Together, Nina Blackwood, Mark Goodman, Alan Hunter and Martha Quinn and the late J.J. Jackson invented the role of VJ and worked it on MTV from 1981 to 1985. The surviving four tell all in “VJ: The Unplugged Adventures of MTV’s First Wave,” an oral history with Gavin Edwards.
In the following excerpts, the VJs take turns dishing on Madonna…
Mark, Nina, and I were hanging out in the green room. A producer came in: Madonna was playing a show at the Limelight that night, and he needed someone to interview her. Nina had something else to do, Mark as well. I wasn’t busy, so I got the nod. Madonna wasn’t huge at the time — I felt like I was more of a celebrity than she was — and we were always balancing what activity we would enjoy on a given night with the work of doing an interview. I arrived at the Limelight and had a quick chat with Madonna in a room behind the stage. Our interview wasn’t very long, or incisive. She was serious, though — she was focused as s—. In the middle of the backstage chaos, she told me about her album — not one extraneous word, tough but polite.
This was before Madonna was groomed for stardom. She was fleshy, and her baubles looked like something she might have bought at a downtown trinket store herself. She looked self-made, not handled, but she had the air of somebody who knew that stardom was inevitable. The subtext of her attitude was Alan, you have no idea how big I’m going to be. You’ll rue how you weren’t more respectful today.” She was right; I don’t think I even stayed around for her show.
When Madonna came into the studio, I did the interview. I was a huge fan of hers from the very beginning — that’s why I got to do it, because nobody else really gave a s—. She wasn’t a great singer, and I didn’t even think she was a great dancer, but confidence poured off her records, combined with sex, and that just got me.

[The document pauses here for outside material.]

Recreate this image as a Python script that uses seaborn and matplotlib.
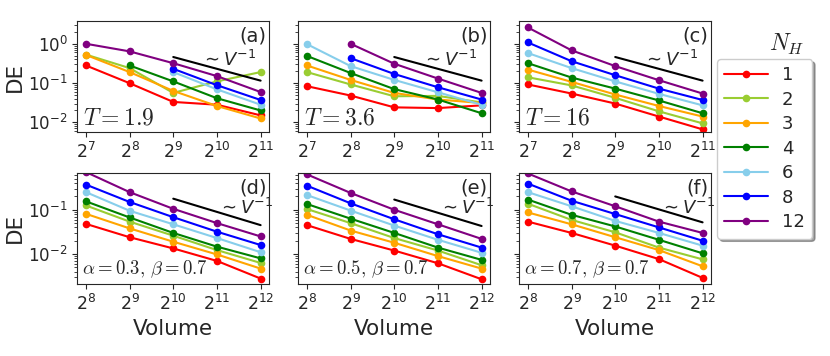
import matplotlib
matplotlib.use('Agg')
import matplotlib.pyplot as plt
from matplotlib.lines import Line2D
import seaborn as sns
import pandas as pd

# N_H values and their colours
NH = ['1', '2', '3', '4', '6', '8', '12']
COLORS = ['red', 'yellowgreen', 'orange', 'green', 'skyblue', 'blue', 'purple']

VOL_TOP = [2**7, 2**8, 2**9, 2**10, 2**11]
VOL_BOT = [2**8, 2**9, 2**10, 2**11, 2**12]

# DE values, one row per N_H (same order as NH), None = no data
DE_A = [
    [0.28, 0.099, 0.033, 0.028, 0.015],
    [0.53, 0.24, 0.056, 0.11, 0.19],
    [0.52, 0.19, 0.063, 0.026, 0.0125],
    [None, 0.28, 0.11, 0.041, 0.020],
    [None, None, 0.19, 0.069, 0.028],
    [None, None, 0.23, 0.088, 0.037],
    [1.0, 0.64, 0.32, 0.15, 0.059],
]
DE_B = [
    [0.083, 0.048, 0.024, 0.023, 0.027],
    [0.19, 0.092, 0.046, 0.047, 0.032],
    [0.28, 0.12, 0.056, 0.038, 0.031],
    [0.49, 0.18, 0.07, 0.038, 0.017],
    [0.98, 0.27, 0.12, 0.058, 0.028],
    [None, 0.43, 0.17, 0.078, 0.038],
    [None, 1.0, 0.31, 0.13, 0.056],
]
DE_C = [
    [0.092, 0.054, 0.030, 0.014, 0.0066],
    [0.14, 0.087, 0.042, 0.019, 0.0094],
    [0.22, 0.107, 0.051, 0.026, 0.014],
    [0.32, 0.138, 0.072, 0.036, 0.017],
    [0.58, 0.24, 0.11, 0.053, 0.027],
    [1.08, 0.36, 0.158, 0.072, 0.037],
    [2.6, 0.68, 0.27, 0.118, 0.054],
]
DE_D = [
    [0.048, 0.024, 0.0134, 0.0070, 0.0028],
    [0.125, 0.054, 0.026, 0.0123, 0.0063],
    [0.081, 0.038, 0.019, 0.0098, 0.0047],
    [0.155, 0.067, 0.030, 0.0147, 0.0080],
    [0.25, 0.095, 0.047, 0.023, 0.011],
    [0.37, 0.15, 0.068, 0.032, 0.016],
    [0.71, 0.25, 0.105, 0.05, 0.025],
]
DE_E = [
    [0.045, 0.022, 0.012, 0.0062, 0.0027],
    [0.104, 0.050, 0.023, 0.012, 0.0056],
    [0.077, 0.034, 0.018, 0.0090, 0.0047],
    [0.135, 0.063, 0.030, 0.014, 0.0074],
    [0.215, 0.096, 0.044, 0.021, 0.0107],
    [0.35, 0.14, 0.061, 0.028, 0.014],
    [0.63, 0.24, 0.10, 0.047, 0.022],
]
DE_F = [
    [0.054, 0.030, 0.0155, 0.0077, 0.0029],
    [0.137, 0.059, 0.031, 0.014, 0.0076],
    [0.087, 0.047, 0.024, 0.0123, 0.0053],
    [0.17, 0.077, 0.042, 0.021, 0.0104],
    [0.25, 0.12, 0.056, 0.030, 0.0155],
    [0.39, 0.16, 0.080, 0.040, 0.020],
    [0.66, 0.26, 0.12, 0.054, 0.030],
]

# ~V^-1 guide lines: (x0, x1, y0, y1)
GUIDE_A = [2**9, 2**11, 0.46, 0.115]
GUIDE_B = [2**9, 2**11, 0.46, 0.115]
GUIDE_C = [2**9, 2**11, 0.46, 0.115]
GUIDE_D = [2**10, 2**12, 0.178, 0.045]
GUIDE_E = [2**10, 2**12, 0.17, 0.043]
GUIDE_F = [2**10, 2**12, 0.20, 0.052]

LABELS = ['(a)', '(b)', '(c)', '(d)', '(e)', '(f)']
PARAMS = [r'$T=1.9$', r'$T=3.6$', r'$T=16$',
          r'$\alpha=0.3,\, \beta=0.7$', r'$\alpha=0.5,\, \beta=0.7$', r'$\alpha=0.7,\, \beta=0.7$']


def to_long(volumes, table):
    rows = []
    for nh, vals in zip(NH, table):
        for v, de in zip(volumes, vals):
            if de is not None:
                rows.append({'Volume': v, 'DE': de, 'NH': nh})
    return pd.DataFrame(rows)


sns.set_style('ticks')
plt.rcParams['font.family'] = ['DejaVu Sans']
plt.rcParams.update({'xtick.labelsize': 12.5, 'ytick.labelsize': 12, 'axes.labelsize': 15.5})

palette = dict(zip(NH, COLORS))

fig, axes = plt.subplots(2, 3, figsize=(8.3, 3.56), dpi=100, sharey='row')
fig.subplots_adjust(left=0.093, right=0.857, top=0.941, bottom=0.202, wspace=0.15, hspace=0.36)

tables = [DE_A, DE_B, DE_C, DE_D, DE_E, DE_F]
guides = [GUIDE_A, GUIDE_B, GUIDE_C, GUIDE_D, GUIDE_E, GUIDE_F]

for i, ax in enumerate(axes.flat):
    top = i < 3
    vols = VOL_TOP if top else VOL_BOT
    ax.set_xscale('log', base=2)
    ax.set_yscale('log')
    df = to_long(vols, tables[i])
    sns.lineplot(data=df, x='Volume', y='DE', hue='NH', hue_order=NH, palette=palette,
                 marker='o', markersize=5.5, markeredgewidth=0, linewidth=1.5,
                 errorbar=None, legend=False, ax=ax)
    g = guides[i]
    ax.plot([g[0], g[1]], [g[2], g[3]], color='black', linewidth=1.5)
    ax.set_xticks(vols)
    if top:
        ax.set_ylim(0.0055, 3.8)
        ax.text(0.79, 0.65, r'$\sim V^{-1}$', transform=ax.transAxes, ha='center', va='center', fontsize=13)
        ax.text(0.03, 0.03, PARAMS[i], transform=ax.transAxes, ha='left', va='bottom',
                fontsize=17, math_fontfamily='cm')
        ax.set_xlabel('')
    else:
        ax.set_ylim(0.0021, 0.69)
        ax.text(0.875, 0.68, r'$\sim V^{-1}$', transform=ax.transAxes, ha='center', va='center', fontsize=13)
        ax.text(0.026, 0.04, PARAMS[i], transform=ax.transAxes, ha='left', va='bottom',
                fontsize=13.5, math_fontfamily='cm')
        ax.set_xlabel('Volume')
    ax.text(0.985, 0.95, LABELS[i], transform=ax.transAxes, ha='right', va='top', fontsize=14)
    ax.set_ylabel('DE' if i % 3 == 0 else '', labelpad=2)

handles = [Line2D([], [], color=c, marker='o', markersize=5.5, markeredgewidth=0, linewidth=1.5)
           for c in COLORS]
fig.legend(handles, NH, loc='upper left', bbox_to_anchor=(0.864, 0.834), borderaxespad=0,
           fontsize=13, handlelength=2.4, labelspacing=0.36, shadow=True, fancybox=True, frameon=True)
fig.text(0.948, 0.874, r'$N_H$', ha='center', va='center', fontsize=17, math_fontfamily='cm')

fig.savefig('out.png', dpi=100)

The “Like a Virgin” album hadn’t come out yet, and although she was happening for us on that first record, she wasn’t the star yet that she would later become.
I questioned her about the BOY TOY belt she used to wear: “So what does that mean, ‘Boy Toy’?” And she said, “What do you think it means?” I should’ve stepped up at that moment, but I didn’t, and I’ve regretted it for years. What I should’ve said was, “Well, I think it means that you’re a toy for boys and that you love having wild sex,” which is what we all thought, right? Instead, I said, “Oh, that’s really good, Madonna, you’re just turning the question around on me,” and we moved on. I didn’t follow up the way I should have.
I never met Madonna, although I got the celebrity nod from her once on Fifty-Seventh Street when we were walking in opposite directions. She got lambasted recently because it was reported that her camp made the people who worked at the Toronto Film Festival look away when she was walking down the hallway. And she denied it: “Oh, I would never make people turn away from me, that’s outlandish, who would say that?” Well, maybe it didn’t happen then, but I saw that very thing happen backstage at Live Aid: Madonna and Sean Penn were heading to the stage, surrounded by a phalanx of people, and their bodyguards told people they had to turn away. So I know for a fact she would do that.